In the most comprehensive study of the program yet, “State(s) of Head Start,” released Wednesday, researchers from the National Institute for Early Education Research, at Rutgers University, looked at data on Head Start programs from all 50 states, the District of Columbia, and US territories.
The study calls for a revived discussion of how Head Start can serve all children in poverty. Increasing funding is a significant part of that conversation, the study’s authors say, noting that programs cannot serve all children – and serve them well – with their current limited resources.
Head Start, founded by President Lyndon B. Johnson in 1965 as part of his “War on Poverty,” is primarily funded by the federal government, in addition to local funding. Orange County, Fl., for instance, contributes more than $900,000 to the county’s 84 Head Start classrooms, program manager Sonya Hill told the Orlando Sentinel.
The program is intended to provide education, nutrition, and health services to low-income families and children, helping these children overcome the barriers presented by poverty before they begin elementary school. Last year, the program received $8.6 billion in federal funding.
In principle, preschool programs provide a fantastic return on investment, both for families and for society. A study by researchers at the University of Chicago and University of Southern California, released on Sunday, found that high-quality preschool programs can create about $6 of annual return for every dollar spent.
“I was a Head Start student,” Ms. Hill told the Orlando Sentinel. “I know the program works. There’s no doubt in my mind.”
In “State(s) of Head Start,” the study’s authors explain where Head Start is working and where it is less successful. Kentucky and Vermont came out on top overall, they found. But there are important differences in where states spend their limited money – and these disparities affect educational quality.
"Do we serve more children or fewer children? Do we offer more hours or fewer hours?

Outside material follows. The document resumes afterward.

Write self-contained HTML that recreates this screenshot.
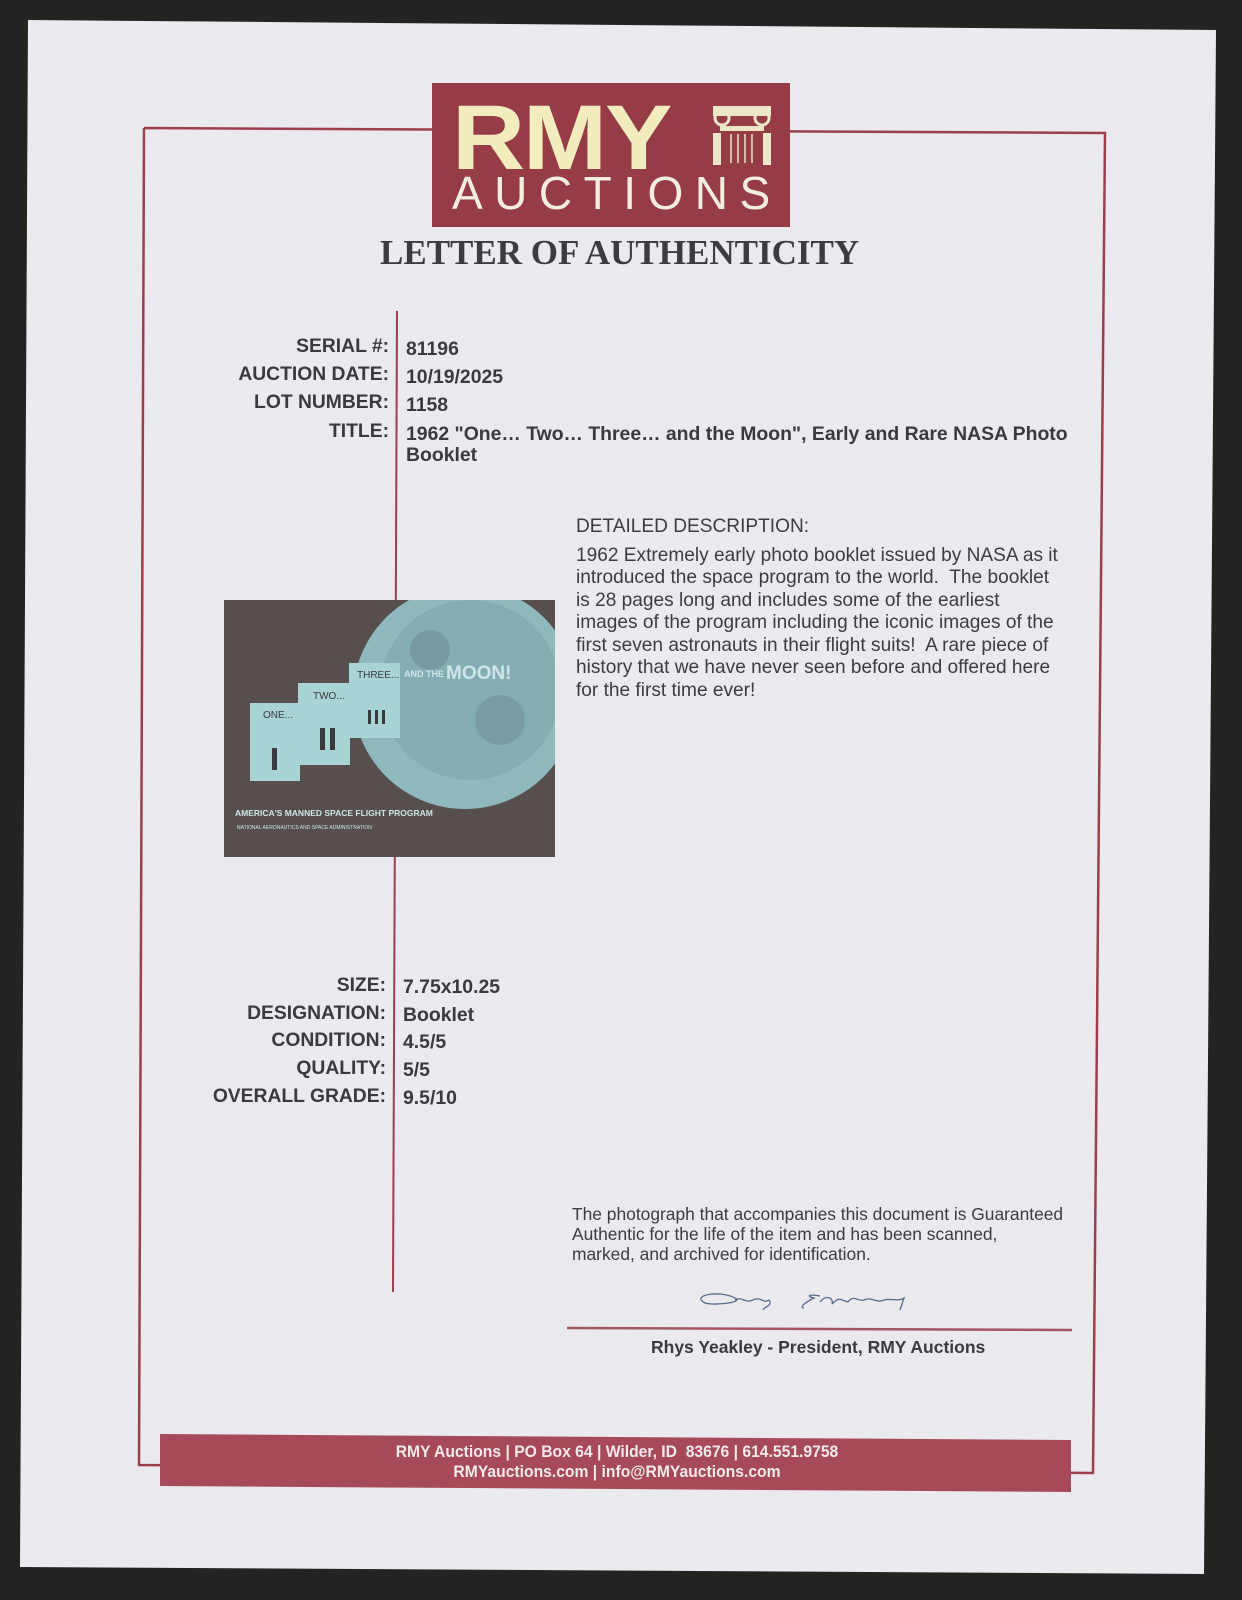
<!DOCTYPE html>
<html><head><meta charset="utf-8"><style>
body{margin:0;width:1242px;height:1600px;background:#242322;position:relative;overflow:hidden;font-family:"Liberation Sans",sans-serif;}
.t{position:absolute;white-space:nowrap;color:#3a3a3c;}
.lab{position:absolute;right:853px;font-weight:bold;font-size:19.3px;color:#3a3a3c;white-space:nowrap;}
.val{position:absolute;left:406px;font-weight:bold;font-size:19.4px;color:#3a3a3c;white-space:nowrap;}
.d{position:absolute;left:576px;font-size:19.1px;color:#3c3c3e;white-space:nowrap;}
</style></head><body>
<svg width="1242" height="1600" style="position:absolute;left:0;top:0">
<polygon points="28,20 1216,30 1204,1574 20,1567" fill="#ebebef"/>
<polyline points="144,128 1105,133 1093,1473 139,1465 144,128" fill="none" stroke="#9c3e4b" stroke-width="2.5"/>
<rect x="432" y="83" width="358" height="144" fill="#963c47"/>
<g fill="#ece7c8">
<rect x="713" y="106" width="58" height="10"/>
<circle cx="722" cy="118" r="7" fill="none" stroke="#ece7c8" stroke-width="3"/>
<circle cx="762" cy="118" r="7" fill="none" stroke="#ece7c8" stroke-width="3"/>
<rect x="720" y="126" width="44" height="5"/>
<rect x="713" y="133" width="8" height="32"/>
<rect x="763" y="133" width="8" height="32"/>
</g>
<g stroke="#ece7c8" stroke-width="1.5"><line x1="731" y1="134" x2="731" y2="163"/><line x1="738" y1="134" x2="738" y2="163"/><line x1="745" y1="134" x2="745" y2="163"/><line x1="752" y1="134" x2="752" y2="163"/></g>
<line x1="397" y1="311" x2="393" y2="1292" stroke="#9c3e4b" stroke-width="2"/>
<rect x="224" y="600" width="331" height="257" fill="#564f4e"/>
<clipPath id="c"><rect x="224" y="600" width="331" height="257"/></clipPath>
<g clip-path="url(#c)">
<ellipse cx="465" cy="697" rx="112" ry="112" fill="#8fb9bf"/>
<ellipse cx="470" cy="690" rx="90" ry="90" fill="#7ea6ad" opacity="0.6"/>
<circle cx="430" cy="650" r="20" fill="#6d8c92" opacity="0.6"/>
<circle cx="500" cy="720" r="25" fill="#6d8c92" opacity="0.5"/>
</g>
<rect x="250" y="703" width="50" height="78" fill="#a9d4d6"/>
<rect x="298" y="683" width="52" height="82" fill="#a9d4d6"/>
<rect x="349" y="663" width="51" height="75" fill="#a9d4d6"/>
<g fill="#3a3a3c"><rect x="272" y="748" width="5" height="22"/><rect x="320" y="728" width="5" height="22"/><rect x="330" y="728" width="5" height="22"/><rect x="368" y="710" width="3" height="14"/><rect x="375" y="710" width="3" height="14"/><rect x="382" y="710" width="3" height="14"/></g>
<text x="263" y="718" font-size="10" fill="#3a3a3c" font-family="Liberation Sans">ONE...</text>
<text x="313" y="699" font-size="10" fill="#3a3a3c" font-family="Liberation Sans">TWO...</text>
<text x="357" y="678" font-size="10" fill="#3a3a3c" font-family="Liberation Sans">THREE...</text>
<text x="404" y="677" font-size="9" fill="#cfe6e8" font-family="Liberation Sans" font-weight="bold">AND THE</text>
<text x="446" y="679" font-size="19" fill="#cfe6e8" font-family="Liberation Sans" font-weight="bold">MOON!</text>
<text x="235" y="816" font-size="8.5" fill="#cfe6e8" font-family="Liberation Sans" font-weight="bold">AMERICA'S MANNED SPACE FLIGHT PROGRAM</text>
<text x="237" y="829" font-size="5" fill="#cfe6e8" font-family="Liberation Sans">NATIONAL AERONAUTICS AND SPACE ADMINISTRATION</text>
<path d="M705,1303 C690,1295 720,1290 735,1298 C745,1302 715,1306 705,1303 M735,1300 c8,-4 10,4 18,0 c8,-4 10,4 16,0 c4,6 -4,6 -6,10 M820,1296 c-10,-2 -15,0 -6,2 c-12,6 -14,10 -10,10 M820,1302 c6,-8 14,-4 12,2 c8,-8 8,-4 16,-2 c6,-8 10,0 16,-2 c8,-4 12,4 20,0 c8,-2 14,2 20,-2 l-4,12" fill="none" stroke="#5a6a8c" stroke-width="1.3"/>
<line x1="567" y1="1328" x2="1072" y2="1330" stroke="#a45562" stroke-width="2.5"/>
<polygon points="160,1434 1071,1440 1071,1492 160,1486" fill="#a64a59"/>
</svg>
<div class="t" style="left:452px;top:86px;font-size:92px;font-weight:bold;color:#f2ecbf;transform:scaleX(1.1);transform-origin:left top;letter-spacing:-2px">RMY</div>
<div class="t" style="left:452px;top:166px;font-size:46px;color:#f4eee0;letter-spacing:11.5px">AUCTIONS</div>
<div class="t" style="left:380px;top:233px;font-size:35px;font-weight:bold;font-family:'Liberation Serif',serif;color:#3c3c3e">LETTER OF AUTHENTICITY</div>

<div class="lab" style="top:336px">SERIAL #:</div><div class="val" style="top:338px">81196</div>
<div class="lab" style="top:364px">AUCTION DATE:</div><div class="val" style="top:366px">10/19/2025</div>
<div class="lab" style="top:392px">LOT NUMBER:</div><div class="val" style="top:394px">1158</div>
<div class="lab" style="top:421px">TITLE:</div><div class="val" style="top:423px">1962 "One… Two… Three… and the Moon", Early and Rare NASA Photo</div>
<div class="val" style="top:444px">Booklet</div>

<div class="d" style="top:516px">DETAILED DESCRIPTION:</div>
<div class="d" style="top:545px">1962 Extremely early photo booklet issued by NASA as it</div>
<div class="d" style="top:567px">introduced the space program to the world.&nbsp; The booklet</div>
<div class="d" style="top:590px">is 28 pages long and includes some of the earliest</div>
<div class="d" style="top:612px">images of the program including the iconic images of the</div>
<div class="d" style="top:635px">first seven astronauts in their flight suits!&nbsp; A rare piece of</div>
<div class="d" style="top:657px">history that we have never seen before and offered here</div>
<div class="d" style="top:680px">for the first time ever!</div>

<div class="lab" style="top:975px;right:856px">SIZE:</div><div class="val" style="top:976px;left:403px">7.75x10.25</div>
<div class="lab" style="top:1003px;right:856px">DESIGNATION:</div><div class="val" style="top:1004px;left:403px">Booklet</div>
<div class="lab" style="top:1030px;right:856px">CONDITION:</div><div class="val" style="top:1031px;left:403px">4.5/5</div>
<div class="lab" style="top:1058px;right:856px">QUALITY:</div><div class="val" style="top:1059px;left:403px">5/5</div>
<div class="lab" style="top:1086px;right:856px">OVERALL GRADE:</div><div class="val" style="top:1087px;left:403px">9.5/10</div>

<div class="d" style="left:572px;top:1204px;font-size:17.4px">The photograph that accompanies this document is Guaranteed</div>
<div class="d" style="left:572px;top:1224px;font-size:17.4px">Authentic for the life of the item and has been scanned,</div>
<div class="d" style="left:572px;top:1244px;font-size:17.4px">marked, and archived for identification.</div>
<div class="t" style="left:651px;top:1337px;font-size:17.5px;font-weight:bold">Rhys Yeakley - President, RMY Auctions</div>

<div class="t" style="width:1242px;text-align:center;left:-4px;top:1443px;font-size:16.5px;font-weight:bold;color:#f3eaea;transform:scaleX(0.95)">RMY Auctions | PO Box 64 | Wilder, ID&nbsp; 83676 | 614.551.9758</div>
<div class="t" style="width:1242px;text-align:center;left:-4px;top:1463px;font-size:16.5px;font-weight:bold;color:#f3eaea;transform:scaleX(0.95)">RMYauctions.com | info@RMYauctions.com</div>
</body></html>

Do we pay teachers more or less?" Steve Barnett, a professor at Rutgers University who directed the study, told NPR, adding, "We can't do all those things."
Almost half the children in the country could be eligible for Head Start, Professor Barnett told the Washington Post, since it is meant to serve children in "near-poor" households as well as those in poverty. But while some states, like North Dakota, serve almost all eligible children, many others serve about one-third or less.
Some programs have longer hours, while others offer fewer. Longer hours can be helpful for working parents, but providing more care tends to mean lower quality across the board, Barnett told NPR.
Disparities in teacher qualifications and pay are another problem holding back instructional quality. On average, Head Start teachers with a bachelor's degree earned about $33,000, but average teachers' pay was less than $30,000 in fifteen states.
The stakes of early childhood education go beyond preschool. "Low quality education has an intergenerational dimension," James Heckman, a Nobel laureate in economics and professor at the University of Chicago, one of the authors of the recent study on preschool return-on-investment, told The Christian Science on Monday. "It actually is producing children who may be impaired relative to those who have quality care."
Giving all eligible children access to high-quality preschool would require tripling the current budget to more than $20 billion, the Rutgers study concluded. The researchers recommended bringing together a bipartisan commission to address the current issues.
“Everybody is going to have to come to the table,” Barnett told the Washington Post. “This is not an easy problem. It’s not just a matter of saying you should just appropriate $14 billion more.”